Result: In the execution of this program, the stack has two enums added and one removed.
C# program that uses Stack with enums
using System;
using System.Collections.Generic;
class Program
{
static void Main()
{
M();
}
enum E
{
None, // integer value = 0
BoldTag, // 1
ItalicsTag, // 2
HyperlinkTag, // 3
};
static public void M()
{
// ... Stack of enums.
Stack<E> stack = new Stack<E>();
// ... Add enum values to the Stack.
stack.Push(E.BoldTag); // Add bold
stack.Push(E.ItalicsTag); // Add italics
// ... Get the top enum value.
E thisTag = stack.Pop(); // Get top tag.
Console.WriteLine(thisTag);
}
}
Output
ItalicsTag
Type. An enum has an underlying type. Each time you use the enum, you are actually using the underlying type with syntactic sugar on top.
Int: Enums are by default an int type, but we can adjust this to a different numeric type.

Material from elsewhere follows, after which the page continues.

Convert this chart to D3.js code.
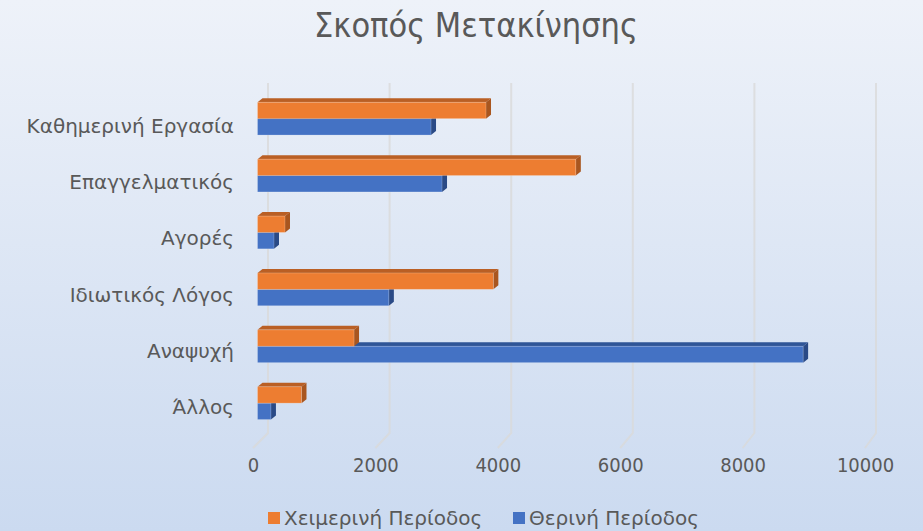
<!DOCTYPE html>
<html>
<head>
<meta charset="utf-8">
<script src="https://cdn.jsdelivr.net/npm/d3@7"></script>
<style>
  body { margin: 0; }
  text { font-family: "DejaVu Sans", sans-serif; fill: #595959; }
</style>
</head>
<body>
<div id="chart"></div>
<script>
// Data
const categories = ["Καθημερινή Εργασία", "Επαγγελματικός", "Αγορές", "Ιδιωτικός Λόγος", "Αναψυχή", "Άλλος"];
const seriesNames = ["Χειμερινή Περίοδος", "Θερινή Περίοδος"];
const winterValues = [3740, 5210, 450, 3860, 1580, 720];
const summerValues = [2840, 3020, 270, 2150, 8930, 220];
const tickValues = [0, 2000, 4000, 6000, 8000, 10000];
const title = "Σκοπός Μετακίνησης";

const colors = {
  "Χειμερινή Περίοδος": { front: "#ED7D31", top: "#BA5F24", side: "#A9561F" },
  "Θερινή Περίοδος": { front: "#4472C4", top: "#2F5597", side: "#2A4A86" },
};

// Dimensions
const dims = { width: 923, height: 531 };
const depth = { dx: 5, dy: -4 };

const svg = d3
  .select("#chart")
  .append("svg")
  .attr("width", dims.width)
  .attr("height", dims.height);

// background gradient
const bg = svg
  .append("defs")
  .append("linearGradient")
  .attr("id", "bg")
  .attr("x1", 0).attr("y1", 0).attr("x2", 0).attr("y2", 1);
bg.append("stop").attr("offset", "0%").attr("stop-color", "#EEF2F9");
bg.append("stop").attr("offset", "100%").attr("stop-color", "#CBDAF0");

svg.append("rect")
  .attr("width", dims.width)
  .attr("height", dims.height)
  .attr("fill", "url(#bg)");

// Scales
const xBar = d3.scaleLinear().domain([0, 10000]).range([257.5, 868.5]);
const xBack = d3.scaleLinear().domain([0, 10000]).range([268, 876]);
const xFront = d3.scaleLinear().domain([0, 10000]).range([253, 865]);

const yBand = d3.scaleBand().domain(categories).range([90.2, 431.6]);
const yLabel = d3.scalePoint().domain(categories).range([126, 407]);
const barsH = 32.8;
const ySeries = d3
  .scaleBand()
  .domain(seriesNames)
  .range([(yBand.step() - barsH) / 2, (yBand.step() + barsH) / 2]);

// Gridlines (back wall + floor edge)
const wallTop = 83, wallBottom = 433, floorFront = 448;
svg.append("g")
  .selectAll("path")
  .data(tickValues)
  .join("path")
  .attr("d", (d) => `M${xBack(d)},${wallTop}L${xBack(d)},${wallBottom}L${xFront(d)},${floorFront}`)
  .attr("fill", "none")
  .attr("stroke", "#D9D9D9")
  .attr("stroke-width", 2)
  .attr("opacity", 0.8);

// Bars
const rows = [];
categories.forEach((c, i) => {
  // summer (lower) first so winter front covers its top face
  rows.push({ cat: c, series: seriesNames[1], value: summerValues[i] });
  rows.push({ cat: c, series: seriesNames[0], value: winterValues[i] });
});

const bars = svg.append("g")
  .selectAll("g")
  .data(rows)
  .join("g");

const h = ySeries.bandwidth();
const x0 = xBar(0);

bars.append("path")
  .attr("d", (d) => {
    const y = yBand(d.cat) + ySeries(d.series);
    const x1 = xBar(d.value);
    return `M${x0},${y}L${x0 + depth.dx},${y + depth.dy}L${x1 + depth.dx},${y + depth.dy}L${x1},${y}Z`;
  })
  .attr("fill", (d) => colors[d.series].top);

bars.append("path")
  .attr("d", (d) => {
    const y = yBand(d.cat) + ySeries(d.series);
    const x1 = xBar(d.value);
    return `M${x1},${y}L${x1 + depth.dx},${y + depth.dy}L${x1 + depth.dx},${y + h + depth.dy}L${x1},${y + h}Z`;
  })
  .attr("fill", (d) => colors[d.series].side);

bars.append("rect")
  .attr("x", x0)
  .attr("y", (d) => yBand(d.cat) + ySeries(d.series))
  .attr("width", (d) => xBar(d.value) - x0)
  .attr("height", h)
  .attr("fill", (d) => colors[d.series].front)
  .attr("stroke", "rgba(255,255,255,0.25)")
  .attr("stroke-width", 0.8);

// Category labels
svg.append("g")
  .selectAll("text")
  .data(categories)
  .join("text")
  .attr("x", 234)
  .attr("y", (d) => yLabel(d))
  .attr("text-anchor", "end")
  .attr("dominant-baseline", "central")
  .style("font-size", "20px")
  .text((d) => d);

// X axis labels
const xAxis = d3.axisBottom(xFront).tickValues(tickValues).tickFormat(d3.format("d")).tickSize(0);
const gX = svg.append("g")
  .attr("transform", `translate(0, ${floorFront})`)
  .call(xAxis);
gX.select(".domain").remove();
gX.selectAll(".tick text")
  .attr("y", 10)
  .attr("dy", "0.71em")
  .style("font-size", "20px")
  .style("font-family", "'DejaVu Sans Condensed', 'DejaVu Sans', sans-serif")
  .style("fill", "#595959");

// Title
svg.append("text")
  .attr("x", 476)
  .attr("y", 25)
  .attr("text-anchor", "middle")
  .attr("dominant-baseline", "central")
  .style("font-family", "'DejaVu Sans Condensed', 'DejaVu Sans', sans-serif")
  .style("font-size", "34px")
  .text(title);

// Legend
const legendItems = [
  { name: seriesNames[0], x: 268 },
  { name: seriesNames[1], x: 513 },
];
const legend = svg.append("g")
  .selectAll("g")
  .data(legendItems)
  .join("g")
  .attr("transform", (d) => `translate(${d.x}, 518)`);
legend.append("rect")
  .attr("x", 0).attr("y", -6)
  .attr("width", 12).attr("height", 12)
  .attr("fill", (d) => colors[d.name].front);
legend.append("text")
  .attr("x", 16)
  .attr("dominant-baseline", "central")
  .style("font-size", "20px")
  .text((d) => d.name);
</script>
</body>
</html>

Byte: Here we create an enum with a type of byte. This is sometimes useful on small enums. A byte can only contain 256 different values.
Memory: The CoffeeSize enum will use memory equivalent to a byte. This can make classes more efficient and smaller.
C# program that uses underlying type
using System;
class Program
{
enum CoffeeSize : byte
{
None,
Tall,
Venti,
Grande
};
static void Main()
{
// ... Create a coffee size local.
CoffeeSize size = CoffeeSize.Venti;
Console.WriteLine(size);
}
}
Output
Venti
GetUnderlyingType. We can determine an enum's type (like int) at runtime. Enum.GetUnderlyingType, a static method, determines the underlying type.
Next: We declare an enum Importance. For this example it uses an underlying type of byte.
Then: When the GetUnderlyingType method is called, the System.Byte type is returned.
C# that uses GetUnderlyingType
using System;
class Program
{
enum Importance : byte
{
Low,
Medium,
High
};
static void Main()
{
// Determine the underlying type of the enum.
Type type = Enum.GetUnderlyingType(typeof(Importance));
Console.WriteLine(type);
}
}
Output
System.Byte
Flags. The language allows us to specify a Flags attribute on an enum. This enables the enum to be used as a bitfield. We can use combinations of enum values this way.
Arrays. Enums are values. We can use enums to index arrays. This approach is useful for some kinds of tables or data structures in programs.
Performance. Enums are fast. They are almost never a performance concern. To study enum performance, we look at the intermediate language of enum types.
Memory usage. Suppose we develop a class that uses a field that is an enum type. The underlying type of this enum contributes to how much memory the class will use.
So: Using a smaller type, such as byte, can make programs that create many instances of our class more efficient.
Note: Generally thousands, or hundreds of thousands, of class instances are required before this optimization is important.
To review: enums enhance clarity and reduce the probability of invalid constants. We use them to represent constant values such as integers in a consistent way.
For code quality, enums are checked by the compiler. It is a good idea to avoid magic constants and numbers. Instead, prefer a self-documenting enum type.